**REQUIRED TASK:** Below is some material; set it all down exactly, apart from the pictures.

**DATA EXTRACT:**
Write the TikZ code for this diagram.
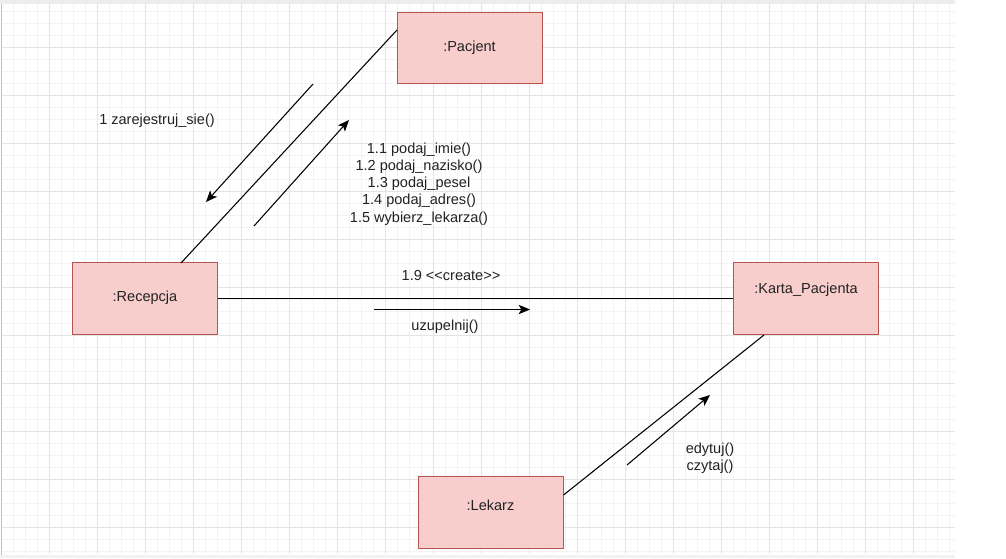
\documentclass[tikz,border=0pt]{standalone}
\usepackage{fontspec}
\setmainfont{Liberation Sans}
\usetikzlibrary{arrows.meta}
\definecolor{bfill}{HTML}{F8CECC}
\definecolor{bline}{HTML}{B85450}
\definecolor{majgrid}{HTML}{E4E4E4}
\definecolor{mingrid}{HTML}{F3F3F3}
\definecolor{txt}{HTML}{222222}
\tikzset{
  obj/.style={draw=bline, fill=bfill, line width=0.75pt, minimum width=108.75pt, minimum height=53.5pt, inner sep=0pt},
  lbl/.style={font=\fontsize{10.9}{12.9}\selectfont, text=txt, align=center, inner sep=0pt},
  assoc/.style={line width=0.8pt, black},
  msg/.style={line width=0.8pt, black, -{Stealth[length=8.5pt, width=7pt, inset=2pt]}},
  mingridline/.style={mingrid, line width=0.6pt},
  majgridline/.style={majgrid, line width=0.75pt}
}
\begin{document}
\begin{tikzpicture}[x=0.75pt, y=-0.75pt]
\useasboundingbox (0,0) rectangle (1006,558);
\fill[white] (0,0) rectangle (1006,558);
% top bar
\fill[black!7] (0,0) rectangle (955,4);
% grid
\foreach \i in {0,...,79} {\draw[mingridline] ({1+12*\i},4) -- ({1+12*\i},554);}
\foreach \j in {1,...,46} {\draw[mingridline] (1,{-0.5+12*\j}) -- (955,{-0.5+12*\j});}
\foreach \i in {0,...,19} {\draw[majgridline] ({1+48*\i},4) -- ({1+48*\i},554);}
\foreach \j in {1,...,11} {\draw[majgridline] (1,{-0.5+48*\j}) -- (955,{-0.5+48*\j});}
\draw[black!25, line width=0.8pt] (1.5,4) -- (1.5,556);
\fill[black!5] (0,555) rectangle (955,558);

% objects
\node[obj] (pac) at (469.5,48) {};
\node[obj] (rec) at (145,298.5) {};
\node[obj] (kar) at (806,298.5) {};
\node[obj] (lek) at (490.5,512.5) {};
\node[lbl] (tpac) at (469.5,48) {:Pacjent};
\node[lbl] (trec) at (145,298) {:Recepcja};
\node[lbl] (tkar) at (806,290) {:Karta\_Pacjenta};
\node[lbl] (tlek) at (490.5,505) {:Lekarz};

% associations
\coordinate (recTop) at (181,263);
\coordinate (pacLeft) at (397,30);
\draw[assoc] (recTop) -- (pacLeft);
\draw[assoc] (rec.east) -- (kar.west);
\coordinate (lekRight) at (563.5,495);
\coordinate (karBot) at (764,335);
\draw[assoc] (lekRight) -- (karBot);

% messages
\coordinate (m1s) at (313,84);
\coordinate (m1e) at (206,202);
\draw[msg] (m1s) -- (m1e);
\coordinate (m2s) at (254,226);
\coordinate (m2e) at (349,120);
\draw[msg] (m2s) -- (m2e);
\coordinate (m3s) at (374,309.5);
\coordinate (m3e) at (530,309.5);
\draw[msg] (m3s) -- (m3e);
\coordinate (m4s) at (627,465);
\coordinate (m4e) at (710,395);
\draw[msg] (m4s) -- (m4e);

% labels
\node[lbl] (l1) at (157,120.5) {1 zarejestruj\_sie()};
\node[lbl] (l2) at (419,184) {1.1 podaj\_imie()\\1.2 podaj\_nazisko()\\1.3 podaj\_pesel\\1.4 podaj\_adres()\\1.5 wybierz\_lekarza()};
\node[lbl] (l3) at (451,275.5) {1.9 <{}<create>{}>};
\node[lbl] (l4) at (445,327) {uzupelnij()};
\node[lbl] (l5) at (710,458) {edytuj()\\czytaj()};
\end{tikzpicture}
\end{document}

**TASK ANSWER:**
Write the TikZ code for this diagram.
\documentclass[tikz,border=0pt]{standalone}
\usepackage{fontspec}
\setmainfont{Liberation Sans}
\usetikzlibrary{arrows.meta}
\definecolor{bfill}{HTML}{F8CECC}
\definecolor{bline}{HTML}{B85450}
\definecolor{majgrid}{HTML}{E4E4E4}
\definecolor{mingrid}{HTML}{F3F3F3}
\definecolor{txt}{HTML}{222222}
\tikzset{
  obj/.style={draw=bline, fill=bfill, line width=0.75pt, minimum width=108.75pt, minimum height=53.5pt, inner sep=0pt},
  lbl/.style={font=\fontsize{10.9}{12.9}\selectfont, text=txt, align=center, inner sep=0pt},
  assoc/.style={line width=0.8pt, black},
  msg/.style={line width=0.8pt, black, -{Stealth[length=8.5pt, width=7pt, inset=2pt]}},
  mingridline/.style={mingrid, line width=0.6pt},
  majgridline/.style={majgrid, line width=0.75pt}
}
\begin{document}
\begin{tikzpicture}[x=0.75pt, y=-0.75pt]
\useasboundingbox (0,0) rectangle (1006,558);
\fill[white] (0,0) rectangle (1006,558);
% top bar
\fill[black!7] (0,0) rectangle (955,4);
% grid
\foreach \i in {0,...,79} {\draw[mingridline] ({1+12*\i},4) -- ({1+12*\i},554);}
\foreach \j in {1,...,46} {\draw[mingridline] (1,{-0.5+12*\j}) -- (955,{-0.5+12*\j});}
\foreach \i in {0,...,19} {\draw[majgridline] ({1+48*\i},4) -- ({1+48*\i},554);}
\foreach \j in {1,...,11} {\draw[majgridline] (1,{-0.5+48*\j}) -- (955,{-0.5+48*\j});}
\draw[black!25, line width=0.8pt] (1.5,4) -- (1.5,556);
\fill[black!5] (0,555) rectangle (955,558);

% objects
\node[obj] (pac) at (469.5,48) {};
\node[obj] (rec) at (145,298.5) {};
\node[obj] (kar) at (806,298.5) {};
\node[obj] (lek) at (490.5,512.5) {};
\node[lbl] (tpac) at (469.5,48) {:Pacjent};
\node[lbl] (trec) at (145,298) {:Recepcja};
\node[lbl] (tkar) at (806,290) {:Karta\_Pacjenta};
\node[lbl] (tlek) at (490.5,505) {:Lekarz};

% associations
\coordinate (recTop) at (181,263);
\coordinate (pacLeft) at (397,30);
\draw[assoc] (recTop) -- (pacLeft);
\draw[assoc] (rec.east) -- (kar.west);
\coordinate (lekRight) at (563.5,495);
\coordinate (karBot) at (764,335);
\draw[assoc] (lekRight) -- (karBot);

% messages
\coordinate (m1s) at (313,84);
\coordinate (m1e) at (206,202);
\draw[msg] (m1s) -- (m1e);
\coordinate (m2s) at (254,226);
\coordinate (m2e) at (349,120);
\draw[msg] (m2s) -- (m2e);
\coordinate (m3s) at (374,309.5);
\coordinate (m3e) at (530,309.5);
\draw[msg] (m3s) -- (m3e);
\coordinate (m4s) at (627,465);
\coordinate (m4e) at (710,395);
\draw[msg] (m4s) -- (m4e);

% labels
\node[lbl] (l1) at (157,120.5) {1 zarejestruj\_sie()};
\node[lbl] (l2) at (419,184) {1.1 podaj\_imie()\\1.2 podaj\_nazisko()\\1.3 podaj\_pesel\\1.4 podaj\_adres()\\1.5 wybierz\_lekarza()};
\node[lbl] (l3) at (451,275.5) {1.9 <{}<create>{}>};
\node[lbl] (l4) at (445,327) {uzupelnij()};
\node[lbl] (l5) at (710,458) {edytuj()\\czytaj()};
\end{tikzpicture}
\end{document}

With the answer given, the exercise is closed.